Tuesday, April 15, 2008

Procedural Safeguards - Part IV

Today we continue the series on the IDEA procedural safeguards. The four methods of dispute resolution were discussed in great detail in a previous series of posts; this series deals with the remaining procedural safeguards. The United States Supreme Court has frequently referred to the IDEA procedural safeguards as being at the heart of the fairness of the process, the great equalizer. Today we examine how the IDEA'04 changes and the latest federal regulations impact the right to an independent educational evaluation.
The parents of a child with a disability have the right to an independent educational evaluation (hereafter sometimes referred to as “IEE.”) IDEA Section 615(b)(1). The IEE must be provided by the school district at public expense unless the LEA files a due process complaint and shows that its evaluation was appropriate. 34 CFR Section 300.502(b). The U. S. Supreme Court found the right to an IEE, in particular, to be a very important safeguard for parents, and relied on it in part in rejecting the argument that school districts had an advantage in terms of expertise and knowledge. Schaffer v. Weast 546 U. S. 49, 126 S.Ct. 528, 44 IDELR 150 (2005).
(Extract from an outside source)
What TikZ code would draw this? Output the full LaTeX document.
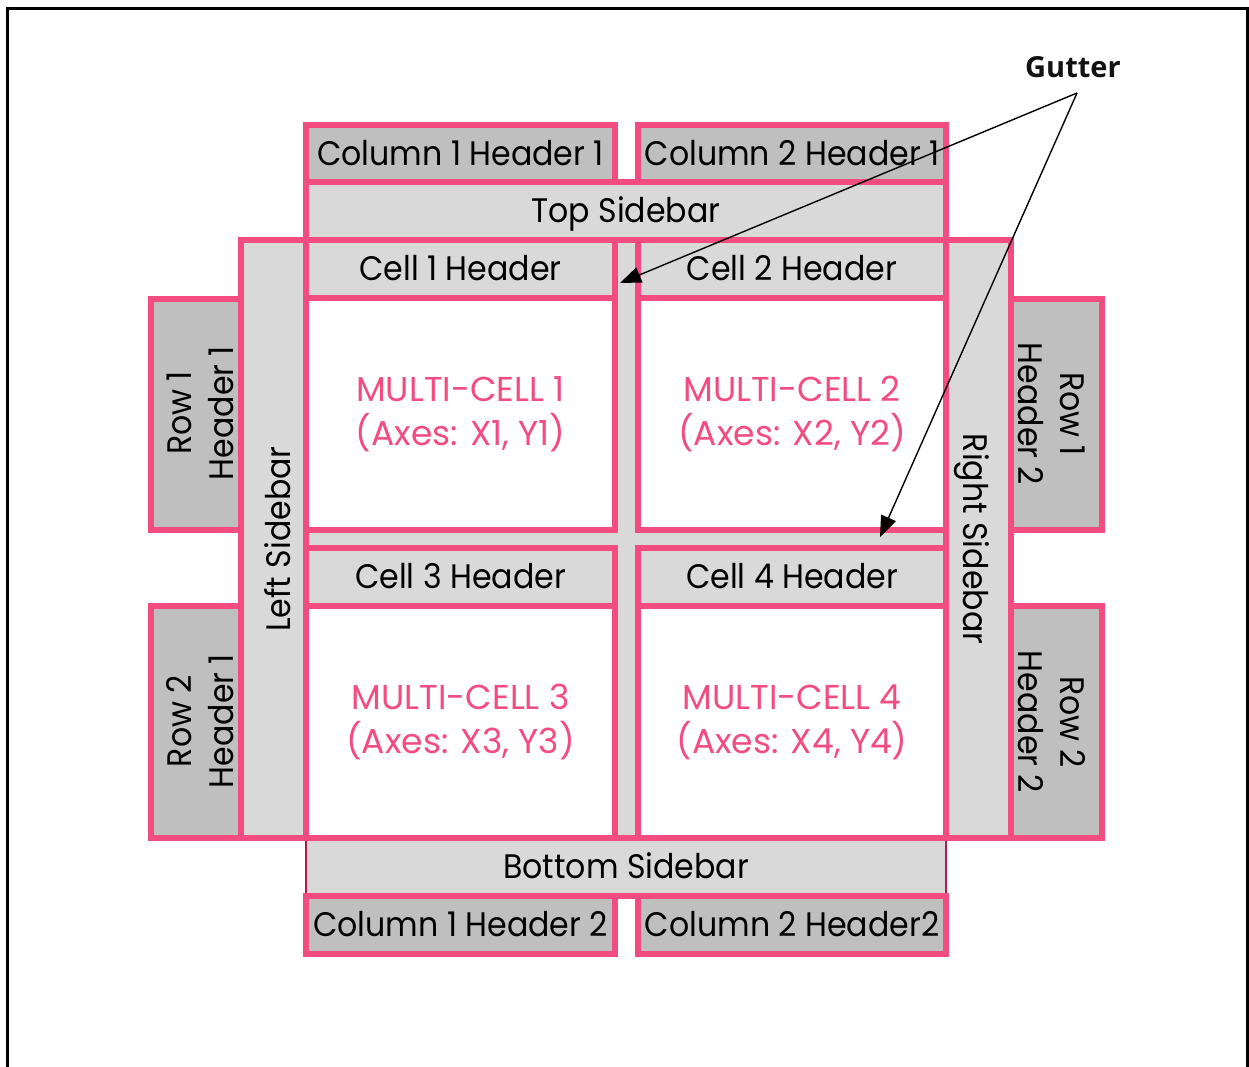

Parents may obtain only one IEE at public expense each time the school district conducts an evaluation with which the parents disagree. 34 CFR Section 300.502(b)(5). The purpose of this new regulation is to protect the parents’ right to an IEE (OSEP rejected a suggestion limiting a parent to one IEE in a child’s school career) while ensuring that a school district does not have to bear the cost of multiple IEEs concerning a single disagreement. 71 Fed. Register No. 156 at page 46690 (August 14, 2006).

OSEP has noted that where a hearing officer orders an IEE, parental consent is needed for the release of education records to the independent evaluator. If the parent refuses to consent, the hearing officer could decide to dismiss the parent’s complaint. 71 Fed. Register No. 156 at page 46690 (August 14, 2006).

If a parent obtains an IEE at public expense, but disagrees with the result, the school district may introduce it as evidence in a due process hearing. 71 Fed. Register No. 156 at page 46690 (August 14, 2006).


  1. IEE's (and procedural safeguards in general) are a wonderful "idea". The problem becomes when school districts simply refuse to comply with the law. They say "take us to due process" knowing full well that parents don't have the means to pay an attorney up front (which is becoming more commonplace), much less pay possible expert witness fees that (under current SC rulings) will not be able to be recouped. While the idea of procedural safeguards is a nice one, in many parts of the country, they are useless. And you certainly can't count on the state or OSEP to help. Just my two cents.

  2. In many states parents proceed to due process without lawyers. They obviously are at a disadvantage, but they do sometimes win. Thanks for your comment jeremy.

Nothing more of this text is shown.